**EXERCISE INSTRUCTIONS**
Copy the material that follows word for word and omit its pictures.

**RECORDED DATA**
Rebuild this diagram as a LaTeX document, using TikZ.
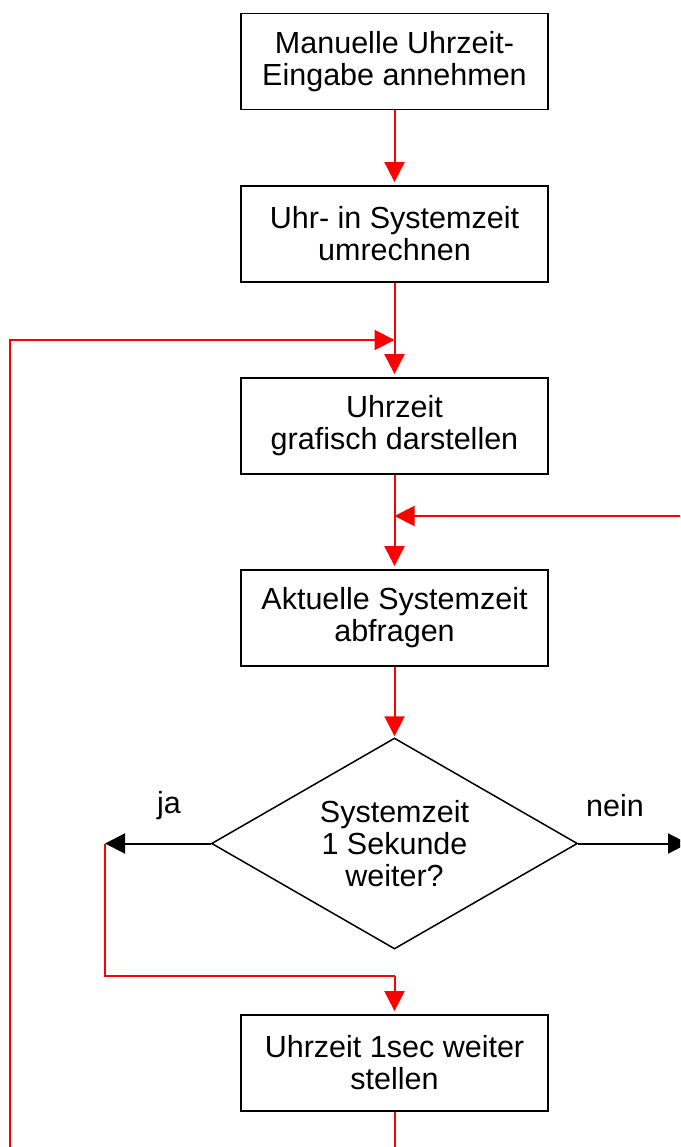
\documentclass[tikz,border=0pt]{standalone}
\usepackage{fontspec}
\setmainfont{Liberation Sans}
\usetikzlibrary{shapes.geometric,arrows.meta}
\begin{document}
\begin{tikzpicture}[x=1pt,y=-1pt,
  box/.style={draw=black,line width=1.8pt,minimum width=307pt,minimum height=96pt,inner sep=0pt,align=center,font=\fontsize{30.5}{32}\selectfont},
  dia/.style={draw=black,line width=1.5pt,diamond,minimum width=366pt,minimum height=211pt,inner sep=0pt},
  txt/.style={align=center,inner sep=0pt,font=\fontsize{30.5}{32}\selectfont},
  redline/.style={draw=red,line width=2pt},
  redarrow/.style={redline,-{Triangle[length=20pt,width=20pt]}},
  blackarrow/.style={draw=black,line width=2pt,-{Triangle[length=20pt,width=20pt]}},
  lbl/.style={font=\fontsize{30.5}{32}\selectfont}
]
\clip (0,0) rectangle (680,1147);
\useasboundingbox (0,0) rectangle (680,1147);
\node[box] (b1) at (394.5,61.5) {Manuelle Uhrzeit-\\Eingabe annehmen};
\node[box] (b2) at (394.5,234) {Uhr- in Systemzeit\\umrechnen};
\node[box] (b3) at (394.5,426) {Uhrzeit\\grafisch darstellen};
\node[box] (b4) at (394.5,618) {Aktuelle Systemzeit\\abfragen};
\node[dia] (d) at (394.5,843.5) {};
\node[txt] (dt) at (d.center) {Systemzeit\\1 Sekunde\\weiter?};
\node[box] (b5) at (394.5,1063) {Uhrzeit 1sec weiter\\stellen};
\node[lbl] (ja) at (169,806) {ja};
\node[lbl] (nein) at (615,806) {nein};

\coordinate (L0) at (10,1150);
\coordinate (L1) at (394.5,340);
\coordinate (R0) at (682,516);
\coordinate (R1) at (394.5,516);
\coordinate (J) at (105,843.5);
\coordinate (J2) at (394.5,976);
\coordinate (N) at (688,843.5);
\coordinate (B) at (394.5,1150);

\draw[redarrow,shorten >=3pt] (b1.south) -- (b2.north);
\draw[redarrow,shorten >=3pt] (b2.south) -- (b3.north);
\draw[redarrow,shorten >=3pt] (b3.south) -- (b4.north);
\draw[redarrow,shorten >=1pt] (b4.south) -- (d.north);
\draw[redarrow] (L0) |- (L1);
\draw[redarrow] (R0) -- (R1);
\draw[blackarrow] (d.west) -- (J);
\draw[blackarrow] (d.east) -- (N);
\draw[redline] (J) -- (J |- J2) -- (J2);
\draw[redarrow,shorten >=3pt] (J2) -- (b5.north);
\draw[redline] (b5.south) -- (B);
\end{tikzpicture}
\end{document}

**EXERCISE OUTPUT**
Rebuild this diagram as a LaTeX document, using TikZ.
\documentclass[tikz,border=0pt]{standalone}
\usepackage{fontspec}
\setmainfont{Liberation Sans}
\usetikzlibrary{shapes.geometric,arrows.meta}
\begin{document}
\begin{tikzpicture}[x=1pt,y=-1pt,
  box/.style={draw=black,line width=1.8pt,minimum width=307pt,minimum height=96pt,inner sep=0pt,align=center,font=\fontsize{30.5}{32}\selectfont},
  dia/.style={draw=black,line width=1.5pt,diamond,minimum width=366pt,minimum height=211pt,inner sep=0pt},
  txt/.style={align=center,inner sep=0pt,font=\fontsize{30.5}{32}\selectfont},
  redline/.style={draw=red,line width=2pt},
  redarrow/.style={redline,-{Triangle[length=20pt,width=20pt]}},
  blackarrow/.style={draw=black,line width=2pt,-{Triangle[length=20pt,width=20pt]}},
  lbl/.style={font=\fontsize{30.5}{32}\selectfont}
]
\clip (0,0) rectangle (680,1147);
\useasboundingbox (0,0) rectangle (680,1147);
\node[box] (b1) at (394.5,61.5) {Manuelle Uhrzeit-\\Eingabe annehmen};
\node[box] (b2) at (394.5,234) {Uhr- in Systemzeit\\umrechnen};
\node[box] (b3) at (394.5,426) {Uhrzeit\\grafisch darstellen};
\node[box] (b4) at (394.5,618) {Aktuelle Systemzeit\\abfragen};
\node[dia] (d) at (394.5,843.5) {};
\node[txt] (dt) at (d.center) {Systemzeit\\1 Sekunde\\weiter?};
\node[box] (b5) at (394.5,1063) {Uhrzeit 1sec weiter\\stellen};
\node[lbl] (ja) at (169,806) {ja};
\node[lbl] (nein) at (615,806) {nein};

\coordinate (L0) at (10,1150);
\coordinate (L1) at (394.5,340);
\coordinate (R0) at (682,516);
\coordinate (R1) at (394.5,516);
\coordinate (J) at (105,843.5);
\coordinate (J2) at (394.5,976);
\coordinate (N) at (688,843.5);
\coordinate (B) at (394.5,1150);

\draw[redarrow,shorten >=3pt] (b1.south) -- (b2.north);
\draw[redarrow,shorten >=3pt] (b2.south) -- (b3.north);
\draw[redarrow,shorten >=3pt] (b3.south) -- (b4.north);
\draw[redarrow,shorten >=1pt] (b4.south) -- (d.north);
\draw[redarrow] (L0) |- (L1);
\draw[redarrow] (R0) -- (R1);
\draw[blackarrow] (d.west) -- (J);
\draw[blackarrow] (d.east) -- (N);
\draw[redline] (J) -- (J |- J2) -- (J2);
\draw[redarrow,shorten >=3pt] (J2) -- (b5.north);
\draw[redline] (b5.south) -- (B);
\end{tikzpicture}
\end{document}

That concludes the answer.